Removing Field Redundancy for Memory Optimization

The refinement applied to OrientedSegment is a neat solution, but more redundancy complications can arise when the data representation of the refinement types gets simplified down in structure, thus leading to duplicated fields created at runtime.

If we create the refinements as suggested above, since each subtype is a refinement of OrientedSegment, they will store a redundant field for the orientation, thus inefficient in memory.

We know they’re unnecessary from the very refinement definition: A HSegment will always be horizontal, etc. That information is already part of the type system, so it’s redundant to store the orientation field.

Since we’re in FP, we can trivially compose what we need. So, as I said above, the OrientedSegment consists of a ball that gives its radius and center point.

Therefore, we can define the data type for what we need, and exclude the redundant part that is now part of the type system.

data Ball = Ball { radius :: Double, cp :: Point }

Extracting the Common Fields for Our Refinement

Definition of an \(R^2\) Ball

Now that the redundant orientation field is removed, we can define the refinements in a memory-optimal layout.

newtype HSegment = HSegment Ball

newtype VSegment = VSegment Ball

Memory Efficient Refinements

Now, as an engineer, you have two options:

• Include Ball in the previous definitions, which might be over-engineering.
• Keep the redundant fields between OrientedSegment and Ball in the design to trade the memory duplication off at runtime, although much better than the problem of Physical Redundancy.

Recall that records with the same fields in the same package are disallowed because (that’s redundant, thus inefficient) the compiler generates accessor functions with the names of the record fields.

Main.hs:30:20: error:
    Multiple declarations of ‘radius’
    Declared at: Main.hs:25:5
                 Main.hs:30:20
   |
30 | data Ball = Ball { radius :: Double, cp :: Point }
   |                    ^^^^^^

Main.hs:30:38: error:
    Multiple declarations of ‘cp’
    Declared at: Main.hs:26:5
                 Main.hs:30:38
   |
30 | data Ball = Ball { radius :: Double, cp :: Point }
   |                                      ^^

Duplicated Record Fields are Disallowed

Storing repeated values at runtime is also a Physical Redundancy. Hence, we have a tight relation between the product types we design and the physical data that occupies the hardware.
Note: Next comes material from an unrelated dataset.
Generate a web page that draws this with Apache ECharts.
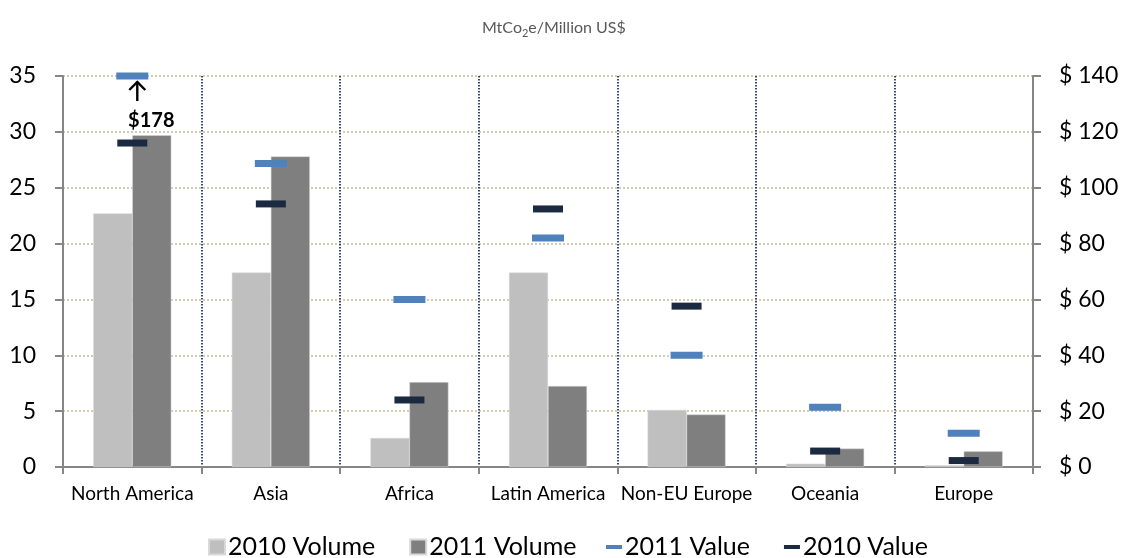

The Haskell compiler is a great ally when spotting “code smells” that are just bypassed in ordinary languages. Of course, it all comes from mathematics instead of made-up C++ or JS tricks; hence it’s so good.
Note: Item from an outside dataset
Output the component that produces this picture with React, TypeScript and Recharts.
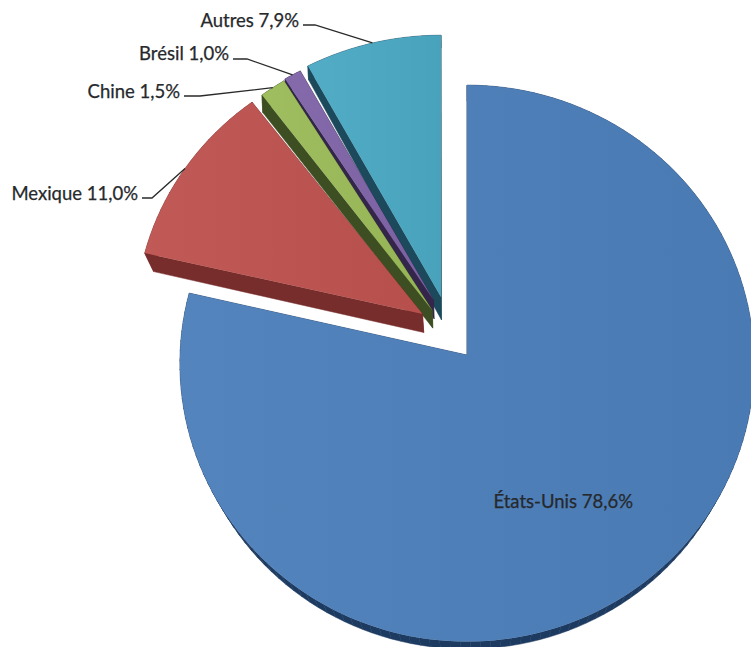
import { Pie, PieChart } from "recharts";

// painted back to front: the pie runs counter-clockwise from 12 o'clock
const categories = ["Autres", "Brésil", "Chine", "Mexique", "États-Unis"];
const shares = [7.9, 1.0, 1.5, 11.0, 78.6];

const rows = categories.map((category, i) => ({ category, share: shares[i] }));

const topFill: Record<string, string> = {
  "Autres": "#4BA9C4",
  "Brésil": "#8064A8",
  "Chine": "#9BBB59",
  "Mexique": "#BE5350",
  "États-Unis": "#4D7FBA",
};
const wallFill: Record<string, string> = {
  "Autres": "#1C4A5C",
  "Brésil": "#33264A",
  "Chine": "#3C4E22",
  "Mexique": "#772D2B",
  "États-Unis": "#1D3A60",
};
// how far each slice is pulled out of the pie
const pullOut: Record<string, [number, number]> = {
  "Autres": [-26, -58],
  "Brésil": [-33.5, -55],
  "Chine": [-34.6, -44.4],
  "Mexique": [-44.5, -41],
  "États-Unis": [0, 0],
};
// the slices lifted furthest get foreshortened a little
const squash: Record<string, number> = {
  "Autres": 0.97,
  "Brésil": 0.962,
  "Chine": 1,
  "Mexique": 0.983,
  "États-Unis": 1,
};
// wall height: base, plus growth per pixel towards the viewer
const wallDepth: Record<string, [number, number]> = {
  "Autres": [11.3, 0.039],
  "Brésil": [11.3, 0.025],
  "Chine": [17.5, 0],
  "Mexique": [18.5, 0],
  "États-Unis": [16, 0],
};
// how much the wall feet lean back towards the pie's axis
const sideLean: Record<string, number> = {
  "Autres": 0.00007,
  "Brésil": 0.00007,
  "Chine": 0.00004,
  "Mexique": 0.00011,
  "États-Unis": 0.00011,
};
// label text anchor (right end, baseline) and leader elbow
const labelAt: Record<string, { x: number; y: number; elbow?: [number, number] }> = {
  "Autres": { x: 299, y: 27, elbow: [315, 25] },
  "Brésil": { x: 229, y: 60, elbow: [247, 59] },
  "Chine": { x: 180, y: 98, elbow: [200, 96] },
  "Mexique": { x: 138, y: 200, elbow: [152, 198] },
  "États-Unis": { x: 633, y: 508 },
};

const RY_RATIO = 278 / 287;
const TILT = 0.03;
const FLOOR_SHRINK = 0.03;
const SIDE_LEAN_MAX_Y = 254;

// unit-circle angle (degrees, ccw from 3 o'clock) to a tilted rim offset
function rim(angle: number, r: number, name: string): [number, number] {
  const a = (angle * Math.PI) / 180;
  const d = 1 + TILT * Math.sin(a);
  return [(r * Math.cos(a)) / d, (-r * RY_RATIO * squash[name] * Math.sin(a)) / d];
}

function SliceSlab(props: any) {
  const { cx, cy, outerRadius, startAngle, endAngle } = props;
  const name = props.category ?? props.payload?.category;
  const [ox, oy] = pullOut[name];
  const lo = Math.min(startAngle, endAngle);
  const hi = Math.max(startAngle, endAngle);
  const steps = Math.max(4, Math.ceil((hi - lo) / 2));

  const face: [number, number][] = [[cx + ox, cy + oy]];
  for (let i = 0; i <= steps; i++) {
    const [dx, dy] = rim(lo + ((hi - lo) * i) / steps, outerRadius, name);
    face.push([cx + ox + dx, cy + oy + dy]);
  }
  const [depthBase, depthGrowth] = wallDepth[name];
  // foot of the wall under a rim point
  const drop = ([x, y]: [number, number]): [number, number] => [
    x + (cx - x) * Math.min(y, SIDE_LEAN_MAX_Y) * sideLean[name],
    y + depthBase + depthGrowth * y - FLOOR_SHRINK * Math.max(0, y - cy),
  ];
  const toPoints = (pts: [number, number][]) => pts.map((p) => p.join(",")).join(" ");
  const gradId = `slice-sheen-${Math.round(lo)}`;

  return (
    <g>
      <defs>
        <linearGradient id={gradId} x1="0" y1="0" x2="1" y2="0">
          <stop offset="0" stopColor="#fff" stopOpacity={0.04} />
          <stop offset="1" stopColor="#000" stopOpacity={0.04} />
        </linearGradient>
      </defs>
      {face.map((p, i) => {
        const q = face[(i + 1) % face.length];
        return (
          <polygon
            key={i}
            points={toPoints([p, q, drop(q), drop(p)])}
            fill={wallFill[name]}
            stroke={wallFill[name]}
            strokeWidth={0.5}
          />
        );
      })}
      <polygon points={toPoints(face)} fill={topFill[name]} />
      <polygon points={toPoints(face)} fill={`url(#${gradId})`} />
    </g>
  );
}

function SliceLabel(props: any) {
  const { cx, cy, outerRadius, midAngle, index } = props;
  const name = categories[index];
  const place = labelAt[name];
  const [ox, oy] = pullOut[name];
  const [dx, dy] = rim(midAngle, outerRadius, name);
  const text = `${name} ${shares[index].toFixed(1).replace(".", ",")}%`;
  return (
    <g>
      {place.elbow && (
        <polyline
          points={`${place.x + 4},${place.elbow[1]} ${place.elbow.join(",")} ${cx + ox + dx},${cy + oy + dy}`}
          fill="none"
          stroke="#2a2a2a"
          strokeWidth={1.3}
        />
      )}
      <text
        x={place.x}
        y={place.y}
        textAnchor="end"
        fontFamily="Lato"
        fontSize={18.5}
        fill="#26292c"
        stroke="#26292c"
        strokeWidth={0.25}
      >
        {text}
      </text>
    </g>
  );
}

export default function App() {
  return (
    <div style={{ position: "absolute", left: 0, top: 0, width: 751, height: 647, overflow: "hidden", background: "#fff" }}>
      <PieChart width={751} height={647} margin={{ top: 0, right: 0, bottom: 0, left: 0 }}>
        <Pie
          data={rows}
          dataKey="share"
          nameKey="category"
          cx={467}
          cy={355}
          innerRadius={0}
          outerRadius={287}
          startAngle={90}
          endAngle={450}
          paddingAngle={0}
          stroke="none"
          shape={SliceSlab}
          label={SliceLabel}
          labelLine={false}
          isAnimationActive={false}
        />
      </PieChart>
    </div>
  );
}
So, you have to decide the tradeoff as the designer. Recall that the former solution is more mathematical, while the latter focuses on implementation details.

It’d be great if a compiler generated the refinements properly. For example, the refinement made before should not store the oriented field at runtime, provided the compiler could infer this valuable⁶ information. That’s what I mean by “implementation detail.” When you deal with them, tradeoffs come across, and the math or high-level concepts fade away 😐.
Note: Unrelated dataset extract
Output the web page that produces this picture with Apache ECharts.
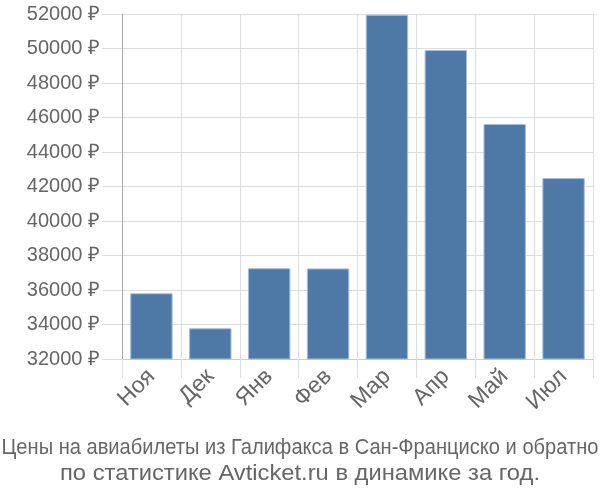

The previous math-like refinement could still be optimized not to remove a design redundancy but a memory one, meaning an implementation detail. As an engineer, you must understand your domain and technical tradeoffs since compilers, even the Haskell one, are far from perfect to give us the perfect solution to every situation.

Principles for Engineers

Simplifying expressions in functional programs is a basic/essential skill any software engineer must have since it’s how you were trained in the CS/math majors.

So, instead of simplifying polynomials and such with set theory, you now have to simplify programming expressions with type theory. That’s how you apply abstract skills developed during math courses, mostly if you’re self-taught since that shows you’re ahead.

Applying simplification techniques is mandatory for any engineer, regardless of your domain, whether it is mathematical software or not. If you work in other domains, you’ll always have expressions to simplify building the “business/app logic” into engineering-grade artifacts. Programmers and developers are not engineers because they don’t engineer anything and don’t care about the engineering grade. It doesn’t matter how they get called in their tech jobs.

These skills primarily concern engineers rather than apparently similar roles lacking rigor, like software development or programming.

Fixing Redundancy is a Major Key to Simplify Systems

Removing design flaws showing redundancy, or boilerplate, is mandatory for crafting engineering-grade software since the existence of repetition in the codebase suggests we need to apply simplification techniques like polymorphism to our expressions.

If we don’t simplify the code, we’ll have a far-from-correct design, resulting hard to test, document, etc. Therefore, it’s not an engineering-grade design.

The inefficient hard duplication in a program, like records that only differ in their name, can be simplified by factorizing the duplication into a cohesive unit with sum-type variants.

Refinement types are a complex feature that barely a few languages like Haskell extensions can support, if at all. They’re powerful abstractions since we can express the very same math definitions. Notice how types are the sets of set theory while subtypes are then subsets of set theory.

When tools like compilers are unable to help anymore, we have to “get our hands dirty” with implementation details, bringing tradeoffs with lower-level code. Therefore, you apply the “engineer” part of your “math software engineer” title.

It’s essential to have a strong mathematical and computer science background for being a software engineer.

The functional type system allows us to create simple expressions for our programs via abstractions like algebraic and refinement types, which are all about pure functions, thus functional programming.

FP also includes the concepts of types analogously to mathematical sets. So, we can have further abstractions like isomorphic types to enrich our domain with equivalent definitions of your choice.

1. Line is a sum of three product types with overlap (i.e., HSegment and VSegment are a refinement of Segment, which is redundant in Line) ↩

2. This is like mathematical equivalent definitions where you prove the double implication among all of them, so you choose one at your will that makes the most sense for the underlying application ↩

3. So you can optimize for one of the disjoint subsets of your choice ↩

4. The type in the example above is Line, not Segment, so you cannot refine Segment with the given ADT ↩

5. In Java, you can because of what I said in my other article’s footnote, but of course, don’t do it ↩

6. Pun intended since oriented is a redundant “value” at runtime, but I also suggest it’s “valuable” information for the compiler to infer ↩